Aus der Pharma-Küche
Die Einführung von Zweitgenerations-Impfstoffen (sinnvollerweise auch polyvalent) und deren Verimpfung klappt bestenfalls bis zum nächsten Winter. Ob sich so eine stabilere Immunität erzielen lässt, bleibt einstweilen offen.
Paxlovid (Fa. Pfizer), ein potenter Virusprotease-Inhibitor, könnte sich in dieser verfahrenen Lage als echter Gamechanger erweisen. Sollten sich die Wirksamkeiten von fast 90% bei der Vermeidung schwerer bzw. tödlicher Verläufe in der Praxis bestätigen, käme dies dem Schutz heutiger Impfungen nahe oder würde ihn bei neueren Immunescape-Virusvarianten womöglich sogar übertreffen. Fünf Tage beträgt die Behandlungsdauer zu Kosten von einigen hundert Euro. Deutlich sechs- bis niedrig siebenstellige Absatzzahlen sind allein hierzulande zu erwarten, sodass wohl eine Risikoauswahl getroffen werden muss, nebst einem gesonderten Vertriebsweg mit eigener Vergütung (Apotheke: 30 € netto je Packung im Gespräch).
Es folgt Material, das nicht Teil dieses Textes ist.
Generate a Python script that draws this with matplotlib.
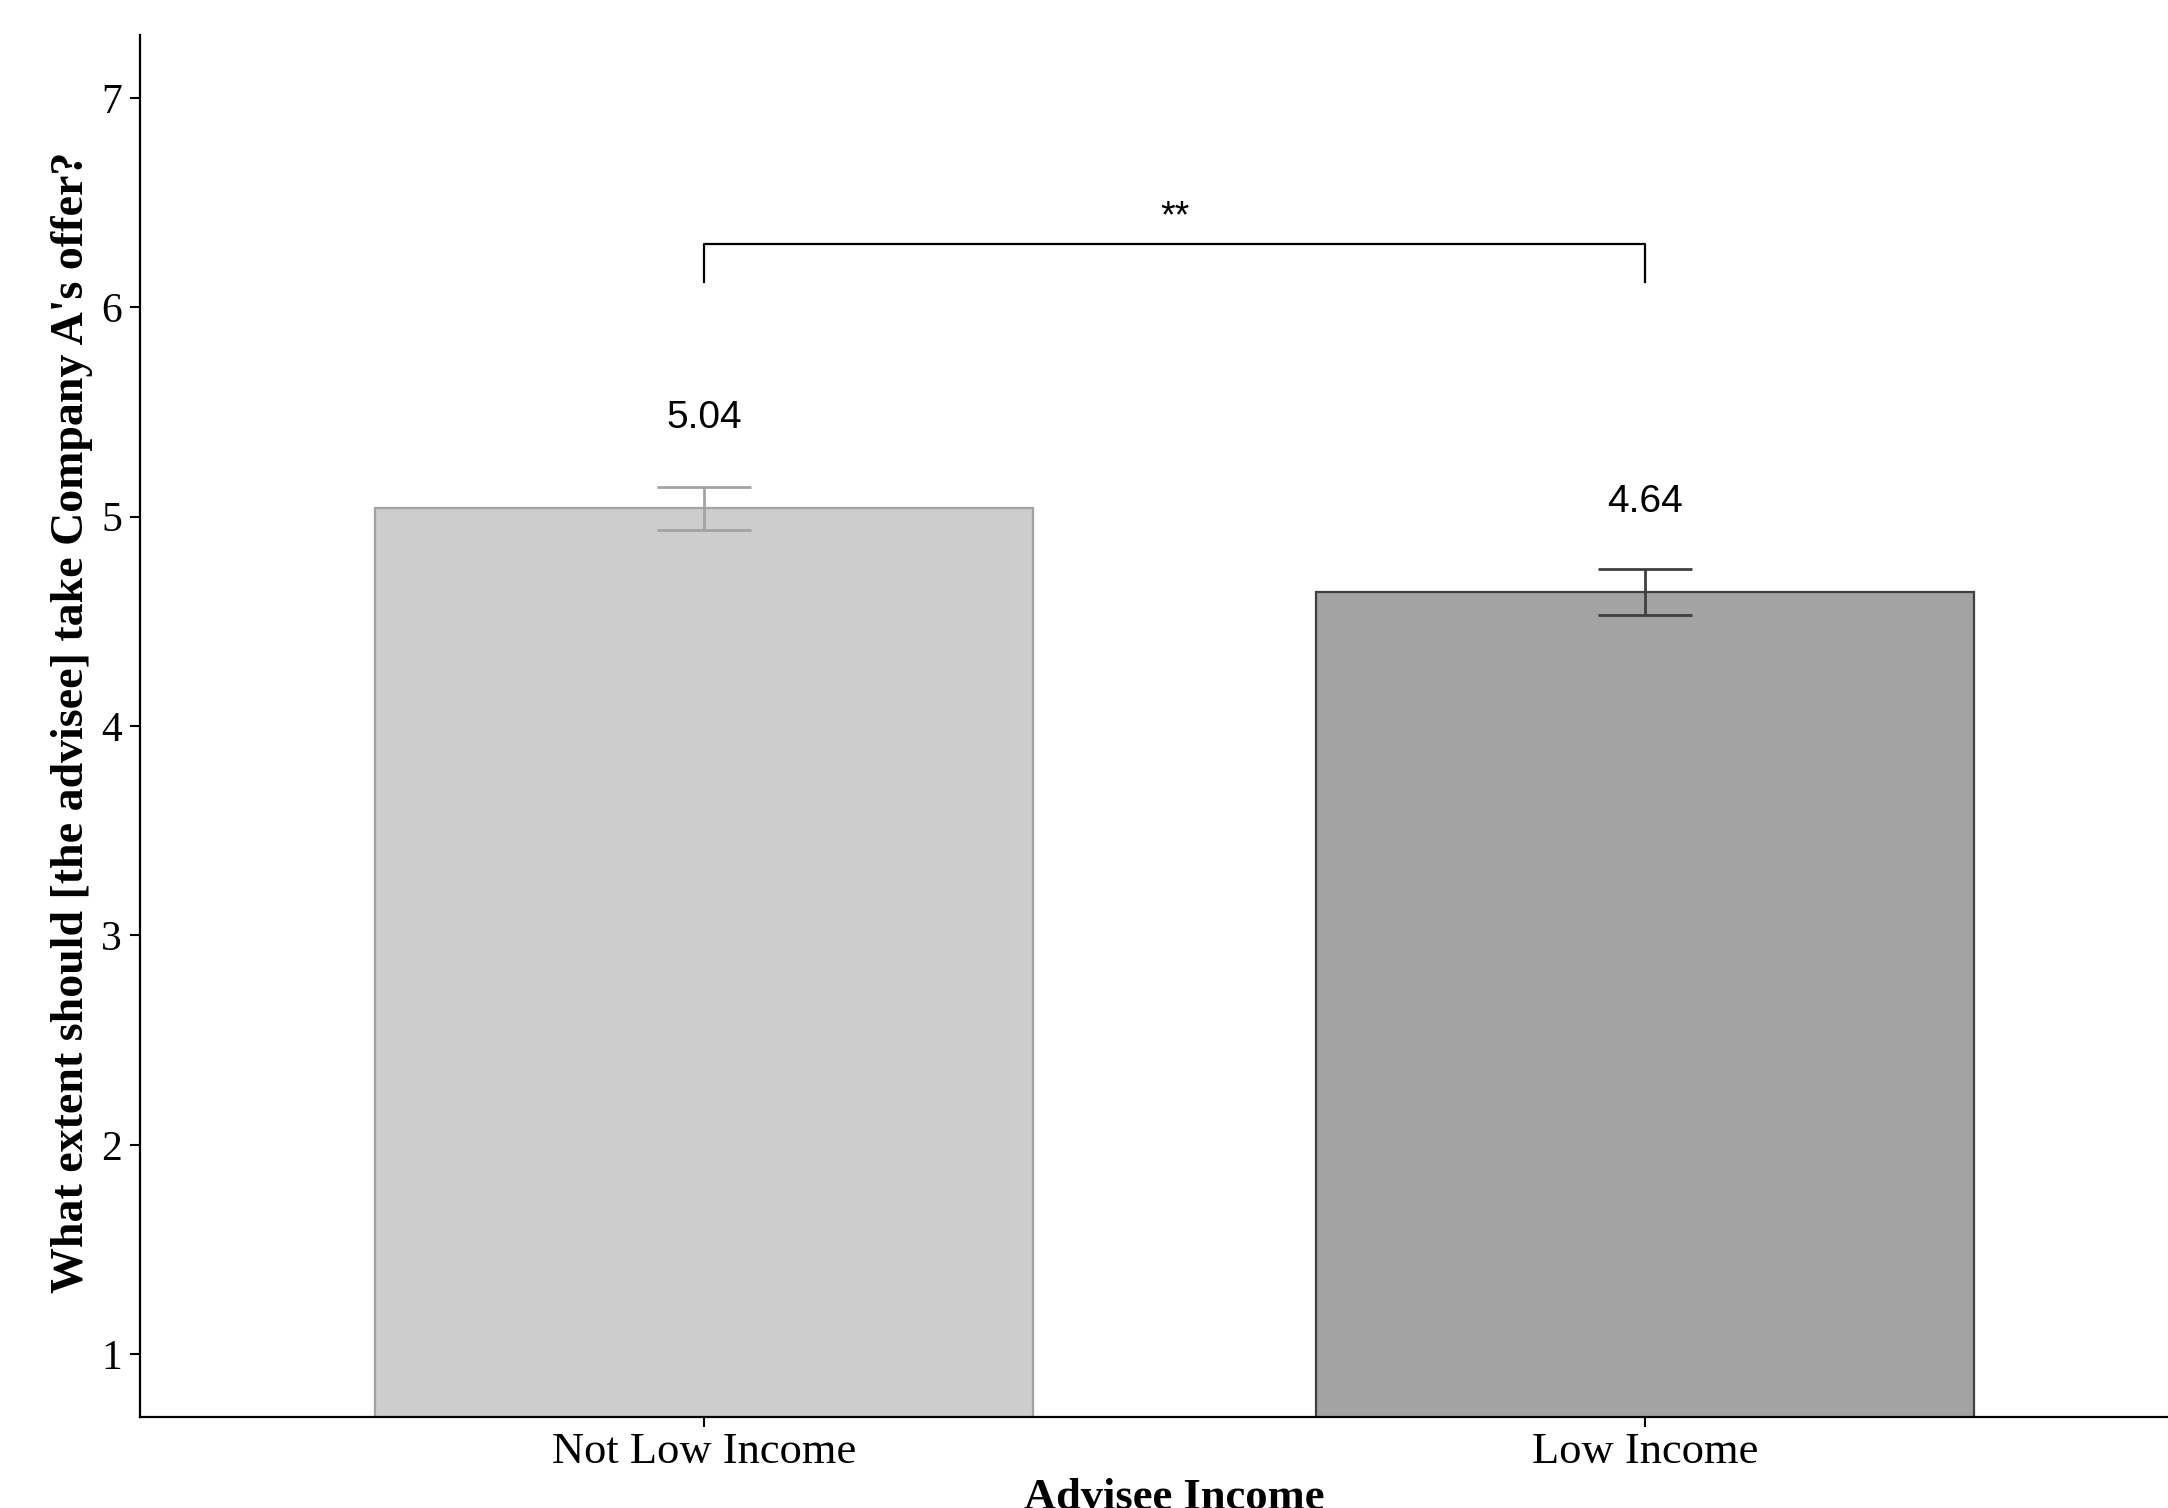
import numpy as np
import matplotlib
matplotlib.use('Agg')
import matplotlib.pyplot as plt

# data
groups = ['Not Low Income', 'Low Income']
means = [5.04, 4.64]
se = [0.103, 0.11]
fills = ['#cdcdcd', '#a3a3a3']
edges = ['#a3a3a3', '#404040']
sig_label = '**'

W, H = 2168, 1508
fig = plt.figure(figsize=(W / 100, H / 100), dpi=100)
# axes runs a bit past the right edge, like the cropped original
ax = fig.add_axes([140 / W, (H - 1417) / H, (2209 - 140) / W, (1417 - 35) / H])

x = np.arange(1, len(groups) + 1)
ax.bar(x, means, width=0.7, color=fills, edgecolor=edges, linewidth=1.6, zorder=2)

for xi, m, s, c in zip(x, means, se, edges):
    ax.vlines(xi, m - s, m + s, color=c, lw=2, zorder=3)
    ax.hlines([m - s, m + s], xi - 0.05, xi + 0.05, color=c, lw=2, zorder=3)
    ax.text(xi, m + 0.43, f'{m:.2f}', ha='center', va='center',
            fontsize=28, family='Liberation Sans')

# significance bracket
ax.plot([1, 1, 2, 2], [6.12, 6.30, 6.30, 6.12], color='black', lw=1.6)
ax.text(1.5, 6.43, sig_label, ha='center', va='center', fontsize=27,
        family='Liberation Sans')

ax.set_xlim(0.4, 2.6)
ax.set_ylim(0.7, 7.3)
ax.set_yticks(range(1, 8))
ax.set_xticks(x)
ax.set_xticklabels(groups)

for sp in ['top', 'right']:
    ax.spines[sp].set_visible(False)
for sp in ['left', 'bottom']:
    ax.spines[sp].set_linewidth(1.6)

ax.tick_params(axis='both', length=7, width=1.5, color='black')
ax.tick_params(axis='y', pad=6)
ax.tick_params(axis='x', pad=4)
for lab in ax.get_yticklabels():
    lab.set_fontfamily('Liberation Serif')
    lab.set_fontsize(30)
for lab in ax.get_xticklabels():
    lab.set_fontfamily('Liberation Serif')
    lab.set_fontsize(32)

fig.text(72 / W, 1 - 722 / H, "What extent should [the advisee] take Company A's offer?",
         rotation=90, ha='center', va='center', fontsize=33, fontweight='bold',
         family='Liberation Serif')
fig.text(1174 / W, 1 - 1478 / H, 'Advisee Income', ha='center', va='top',
         fontsize=32, fontweight='bold', family='Liberation Serif')

fig.savefig('out.png', dpi=100)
Entscheidend ist hier die Früherkennung aufgrund des therapeutischen Zeitfensters von drei bis fünf Tagen. Den niedrigschwellig erreichbaren Apotheken kann hier eine Paraderolle zukommen. Behalten Sie an dieser Stelle die entsprechenden Aktien im Auge (hier Pfizer).
Aus dem Garten der Natur kann Pelargonia sidoides (EPs® 7630-Extrakt, in Umckaloabo® Fa. Schwabe) als Off-label-Use für positiv Getestete mit Erkältungs- bzw. möglichen Corona-Frühsymptomen in Betracht kommen. Die in-vitro-Daten gegenüber SARS-CoV-2 sehen ganz gut aus. Doch darf man noch nicht zu viel erwarten. Der Unterschied zwischen in-vitro-Daten und der pharmakologischen "real world" ist groß. Gleichwohl geht man kein unbotmäßiges Risiko mit solchen Präparaten ein.
Und neben den bekannten Vorzügen der (Mikro-)Nährstoffversorgung sei auf die gute alte Bettruhe samt Schwitzkur (gern mit Linden- und Holunderblütentee) hingewiesen – ein altes, aus der Mode gekommenes Hausmittel, welches aber schon mancher Infektion den Garaus gemacht hat.